Either way, so many of these punchlines were drab, even at press time. When the author started talking about house rules for Cards Against Humanity-- belligerent millennial Mad Libs 🥱-- around page 400, I gratefully quit trying to find this thing witty. My enjoyment was mostly the leftover inertia of goodwill from her Imposible People book.
Je ne sais meme pas évaluer cette BD il y a tellement de commentaires dans un sens et dans l'autre que je me suis perdue. J'ai passé un bon moment en la lisant et c'était plus profond qu'il n'y paraissait. Les dessins ne sont pas au coeur de l'objet c'est vraiment la narration qui est au centre. J'aimerais bien lire d'autres livres de l'autrice qui soient pensés comme des livres dès le départ. Ici c'est un recueil de strips publiés sur son site et dans des journaux. L'édition que j'ai lue était super avec plein d'explications et de remises en contexte de l'autrice. Bonne lecture !

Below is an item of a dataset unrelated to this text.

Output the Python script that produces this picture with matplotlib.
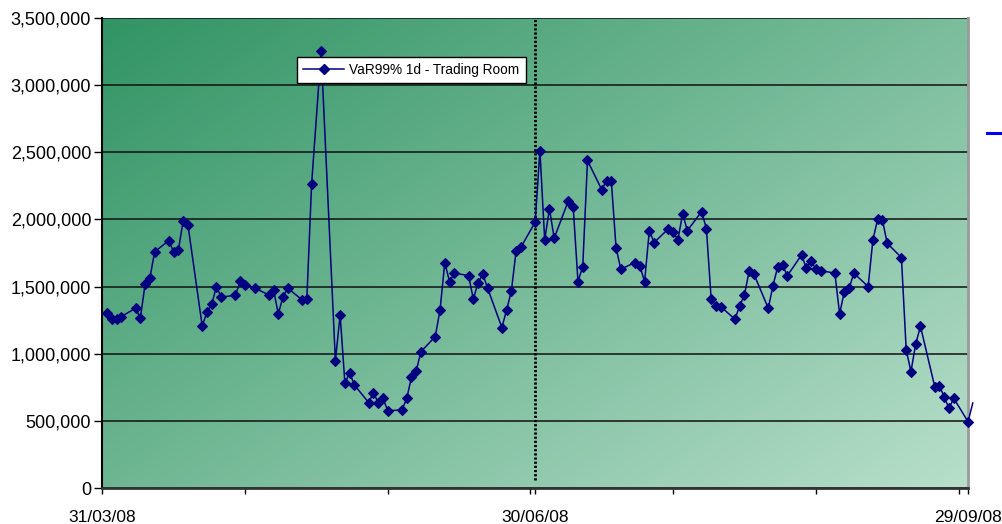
import numpy as np
import pandas as pd
import matplotlib
matplotlib.use('Agg')
import matplotlib.pyplot as plt
import matplotlib.dates as mdates
from matplotlib.lines import Line2D
from matplotlib.ticker import FuncFormatter, MultipleLocator

plt.rcParams['font.family'] = ['Liberation Sans', 'DejaVu Sans']

# trading days Apr-Sep 2008 (no figure on 1 May and 15 May)
dates = pd.bdate_range('2008-04-01', '2008-09-30').drop(pd.to_datetime(['2008-05-01', '2008-05-15']))

# VaR 99% 1 day, trading room (EUR)
var99 = np.array([
    # April
    1300000, 1257000, 1257000, 1277000, 1339000, 1264000, 1520000, 1562000, 1759000, 1843000, 1756000,
    1773000, 1990000, 1960000, 1207000, 1309000, 1369000, 1500000, 1421000, 1436000, 1540000, 1515000,
    # May
    1490000, 1438000, 1475000, 1297000, 1426000, 1488000, 1401000, 1408000, 2263000, 3251000,
    949000, 1289000, 780000, 859000, 767000, 636000, 710000, 636000, 668000, 576000,
    # June
    581000, 668000, 825000, 874000, 1016000, 1128000, 1326000, 1679000, 1537000, 1600000, 1582000,
    1406000, 1530000, 1592000, 1488000, 1195000, 1326000, 1468000, 1768000, 1793000, 1980000,
    # July
    2513000, 1848000, 2079000, 1861000, 2141000, 2089000, 1537000, 1649000, 2439000, 2221000, 2290000, 2290000,
    1791000, 1630000, 1679000, 1655000, 1537000, 1917000, 1828000, 1930000, 1910000, 1848000, 2042000,
    # August
    1917000, 2059000, 1930000, 1408000, 1358000, 1351000, 1257000, 1358000, 1438000, 1619000, 1592000,
    1339000, 1507000, 1649000, 1662000, 1580000, 1736000, 1637000, 1692000, 1632000, 1619000,
    # September
    1600000, 1297000, 1463000, 1488000, 1600000, 1500000, 1848000, 2002000, 1997000, 1823000, 1716000,
    1028000, 867000, 1073000, 1204000, 755000, 762000, 676000, 594000, 668000, 494000, 633000,
])

series_label = 'VaR99% 1d - Trading Room'
start, end = pd.Timestamp('2008-03-31'), pd.Timestamp('2008-09-29')
quarter_end = pd.Timestamp('2008-06-30')
label_dates = pd.to_datetime(['2008-03-31', '2008-06-30', '2008-09-29'])
minor_dates = pd.to_datetime(['2008-04-30', '2008-05-30', '2008-06-29', '2008-07-29', '2008-08-28', '2008-09-27'])

navy = '#000080'

fig = plt.figure(figsize=(10.02, 5.24), dpi=100)
ax = fig.add_axes([0.1021, 0.0687, 0.8640, 0.8969])

# line runs to the last point, markers only inside the axis range
ax.plot(dates, var99, color=navy, lw=1.1, clip_on=False, zorder=3)
shown = dates <= end
ax.plot(dates[shown], var99[shown], ls='none', marker='D', ms=4.6, mfc=navy, mec=navy, mew=0.8,
        clip_on=False, zorder=4)

ax.axvline(quarter_end, ymin=0.017, ymax=1, color='black', lw=2.0, ls=(0, (0.8, 0.7)), zorder=2)

# diagonal green gradient for the plot area
u = np.linspace(0, 1, 400)
v = np.linspace(0, 1, 200)
U, V = np.meshgrid(u, v)
t = 0.55 * U + 0.45 * V
c0 = np.array([0x31, 0x94, 0x64]) / 255
c1 = np.array([0xb8, 0xdf, 0xcb]) / 255
grad = c0[None, None, :] * (1 - t[..., None]) + c1[None, None, :] * t[..., None]
ax.imshow(grad, extent=[0, 1, 0, 1], transform=ax.transAxes, aspect='auto', origin='upper',
          interpolation='bilinear', zorder=0)

ax.set_xlim(start, end)
ax.set_ylim(0, 3500000)

ax.yaxis.set_major_locator(MultipleLocator(500000))
ax.yaxis.set_major_formatter(FuncFormatter(lambda x, p: f'{x:,.0f}'))
ax.grid(axis='y', color='#111111', lw=1.1, zorder=1)
ax.set_axisbelow(True)

ax.set_xticks(label_dates)
ax.xaxis.set_major_formatter(mdates.DateFormatter('%d/%m/%y'))
ax.set_xticks(minor_dates, minor=True)

ax.tick_params(axis='y', labelsize=13, length=6, width=1, pad=2)
ax.tick_params(axis='x', which='both', length=4, width=1)
ax.tick_params(axis='x', labelsize=12.5, pad=12)

ax.spines['top'].set_visible(False)
ax.spines['left'].set_linewidth(1.5)
ax.spines['bottom'].set_color('#333333')
ax.spines['bottom'].set_linewidth(2)
ax.spines['right'].set_color('#9a9a9a')
ax.spines['right'].set_linewidth(2)

handle = Line2D([], [], color=navy, lw=1.1, marker='D', ms=5, mfc=navy, mec=navy)
leg = ax.legend([handle], [series_label], loc='upper left', bbox_to_anchor=(0.225, 0.917),
                borderaxespad=0, fontsize=9.8, frameon=True, fancybox=False, framealpha=1,
                edgecolor='black', borderpad=0.45, handlelength=3.0, handletextpad=0.4)
leg.get_frame().set_linewidth(1)
leg.set_zorder(6)

# stray series marker at the right edge of the chart area
fig.add_artist(Line2D([0.985, 1.0], [0.746, 0.746], color='#0000ee', lw=2.2))

fig.savefig('out.png', dpi=100)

Saw this while on a trip to NYC and had to get it. For some reason, The Fart Party collections were impossible to get via the Denver Library system, even through interlibrary loan. Anyway, this collection was worth the wait. Humorously awkward and raw, you can’t help but root for her to make it big, her way, which it seems like she did. Her post Fart Party books are even better, but this collection was a real treat to read.
This autobiography of Julia Wertz was comically outstanding. I could not stop reading, each page had me laughing. Truly showed me I’m not alone with showing humor as a comic relief. My favorite moments Julia talked about were times with her ex.
I love Julia sweets comics, they always make me laugh. I didn’t enjoy this collection as much as her other work eg Impossible People but I enjoyed more exposure to the Fart Party strip.
I’ve been a big fan of Julia Wertz’s work for years, since I first discovered the Fart Party in high school (did not remember that the website was a .org, lol). Very fun to be able to read so many old comics — some of which I remembered, many of which were new to me. I love all of the context this collection provides too, with the evolution of her style and different iterations of certain strips. Glad to have this one on my shelf!
This is mostly a collection of a series of published comics known as "Fart Party," a title that exaggerates the significance of farting, to be sure, but it's nonetheless juvenile, and being juvenile is part of the goal of the characters. As before with Julia Wertz, her book is a little longer than it needs/wants to be. It's humorous, but this is too much Fart Party to read all at once.
An easy, entertaining assortment with no great insights.